Where a line contains the word "this", copy that line in full.
#### RECORDS SUPPLIED ####
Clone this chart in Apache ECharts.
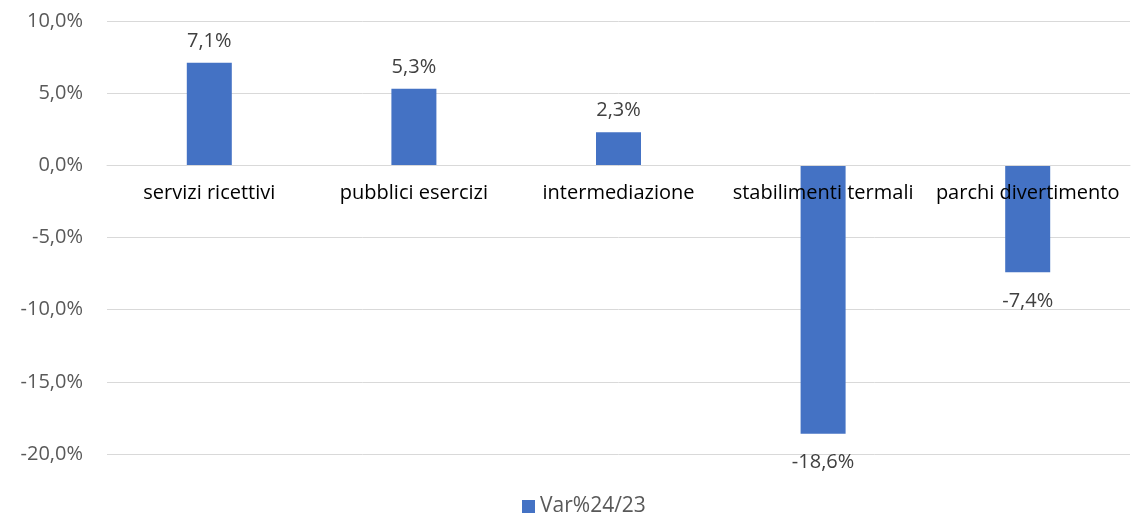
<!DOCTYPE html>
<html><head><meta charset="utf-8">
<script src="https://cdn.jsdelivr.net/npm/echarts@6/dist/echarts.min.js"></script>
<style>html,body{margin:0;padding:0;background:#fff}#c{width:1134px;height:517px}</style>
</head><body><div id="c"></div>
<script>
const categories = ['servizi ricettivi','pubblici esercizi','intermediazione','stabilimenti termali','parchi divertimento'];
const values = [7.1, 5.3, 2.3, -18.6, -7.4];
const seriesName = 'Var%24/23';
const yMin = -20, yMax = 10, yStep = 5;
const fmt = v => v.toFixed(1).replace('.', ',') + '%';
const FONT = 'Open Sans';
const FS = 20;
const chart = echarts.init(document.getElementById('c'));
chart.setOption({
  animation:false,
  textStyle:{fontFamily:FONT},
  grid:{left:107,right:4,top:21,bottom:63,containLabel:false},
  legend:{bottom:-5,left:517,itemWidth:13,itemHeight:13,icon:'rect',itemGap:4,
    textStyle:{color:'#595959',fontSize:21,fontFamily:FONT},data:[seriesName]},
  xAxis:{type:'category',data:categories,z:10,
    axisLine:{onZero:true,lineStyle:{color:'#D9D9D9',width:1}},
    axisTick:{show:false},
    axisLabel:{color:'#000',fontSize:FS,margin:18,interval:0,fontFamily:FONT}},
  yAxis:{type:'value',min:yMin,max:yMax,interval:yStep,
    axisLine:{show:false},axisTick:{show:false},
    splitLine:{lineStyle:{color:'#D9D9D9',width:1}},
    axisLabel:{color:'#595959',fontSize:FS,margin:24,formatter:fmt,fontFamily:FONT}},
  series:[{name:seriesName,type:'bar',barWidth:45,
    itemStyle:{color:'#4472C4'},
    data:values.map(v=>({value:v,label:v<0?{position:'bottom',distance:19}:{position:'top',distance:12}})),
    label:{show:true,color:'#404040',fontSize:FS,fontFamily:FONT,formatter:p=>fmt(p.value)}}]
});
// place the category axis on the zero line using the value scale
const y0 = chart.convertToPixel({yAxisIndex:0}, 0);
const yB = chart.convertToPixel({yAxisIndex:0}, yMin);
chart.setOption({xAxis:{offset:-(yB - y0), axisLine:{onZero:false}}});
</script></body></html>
####
#### RECORDS SUPPLIED ####
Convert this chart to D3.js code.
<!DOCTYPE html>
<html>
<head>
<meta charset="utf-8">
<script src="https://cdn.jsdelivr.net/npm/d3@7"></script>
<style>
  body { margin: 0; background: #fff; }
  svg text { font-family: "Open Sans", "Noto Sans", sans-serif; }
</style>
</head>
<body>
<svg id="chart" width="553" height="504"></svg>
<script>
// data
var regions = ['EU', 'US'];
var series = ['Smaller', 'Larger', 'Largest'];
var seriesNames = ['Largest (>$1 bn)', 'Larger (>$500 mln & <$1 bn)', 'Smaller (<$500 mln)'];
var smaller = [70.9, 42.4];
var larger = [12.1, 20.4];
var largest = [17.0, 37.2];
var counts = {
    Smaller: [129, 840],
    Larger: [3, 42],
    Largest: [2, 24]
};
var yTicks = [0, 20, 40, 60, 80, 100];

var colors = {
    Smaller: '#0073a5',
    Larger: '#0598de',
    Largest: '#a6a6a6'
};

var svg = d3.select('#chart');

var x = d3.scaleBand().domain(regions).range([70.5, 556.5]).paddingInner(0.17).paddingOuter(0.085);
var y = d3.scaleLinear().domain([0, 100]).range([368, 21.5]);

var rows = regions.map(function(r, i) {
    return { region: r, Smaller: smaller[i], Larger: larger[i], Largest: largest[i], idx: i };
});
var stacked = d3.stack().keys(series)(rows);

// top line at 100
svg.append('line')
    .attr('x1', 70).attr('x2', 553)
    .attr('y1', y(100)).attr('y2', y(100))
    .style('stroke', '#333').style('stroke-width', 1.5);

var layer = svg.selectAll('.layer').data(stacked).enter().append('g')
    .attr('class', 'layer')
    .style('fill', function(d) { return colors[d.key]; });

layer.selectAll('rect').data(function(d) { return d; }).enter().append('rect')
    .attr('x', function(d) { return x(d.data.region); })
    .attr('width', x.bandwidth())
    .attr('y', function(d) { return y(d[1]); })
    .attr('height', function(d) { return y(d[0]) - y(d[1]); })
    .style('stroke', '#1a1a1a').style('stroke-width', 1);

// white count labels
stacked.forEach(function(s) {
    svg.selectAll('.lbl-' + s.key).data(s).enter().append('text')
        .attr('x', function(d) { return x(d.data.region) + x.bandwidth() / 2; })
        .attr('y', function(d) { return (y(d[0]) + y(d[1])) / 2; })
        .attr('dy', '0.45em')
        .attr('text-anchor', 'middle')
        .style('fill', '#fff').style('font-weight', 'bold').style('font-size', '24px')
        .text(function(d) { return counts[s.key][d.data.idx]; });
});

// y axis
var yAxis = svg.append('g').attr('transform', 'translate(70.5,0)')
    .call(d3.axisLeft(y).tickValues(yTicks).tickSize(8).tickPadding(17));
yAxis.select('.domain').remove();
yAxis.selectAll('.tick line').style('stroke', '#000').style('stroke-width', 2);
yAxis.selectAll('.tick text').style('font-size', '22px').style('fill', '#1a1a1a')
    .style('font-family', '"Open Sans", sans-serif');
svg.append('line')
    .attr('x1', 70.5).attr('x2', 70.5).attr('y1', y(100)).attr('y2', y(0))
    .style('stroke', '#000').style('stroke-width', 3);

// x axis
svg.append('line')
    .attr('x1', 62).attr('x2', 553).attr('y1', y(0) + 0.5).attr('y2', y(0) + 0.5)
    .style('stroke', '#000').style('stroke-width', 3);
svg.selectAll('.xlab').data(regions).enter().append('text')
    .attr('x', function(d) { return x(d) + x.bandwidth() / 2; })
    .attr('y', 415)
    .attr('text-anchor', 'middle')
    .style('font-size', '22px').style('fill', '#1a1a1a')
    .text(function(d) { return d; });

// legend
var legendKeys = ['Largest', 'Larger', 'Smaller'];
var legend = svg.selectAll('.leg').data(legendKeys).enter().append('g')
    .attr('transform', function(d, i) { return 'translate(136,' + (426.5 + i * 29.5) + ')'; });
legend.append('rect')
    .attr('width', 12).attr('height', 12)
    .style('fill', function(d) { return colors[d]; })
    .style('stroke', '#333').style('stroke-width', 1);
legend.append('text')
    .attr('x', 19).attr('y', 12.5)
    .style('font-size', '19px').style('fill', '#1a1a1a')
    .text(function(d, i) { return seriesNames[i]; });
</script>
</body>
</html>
####
### FINISHED ANSWER
Clone this chart in Apache ECharts.
Convert this chart to D3.js code.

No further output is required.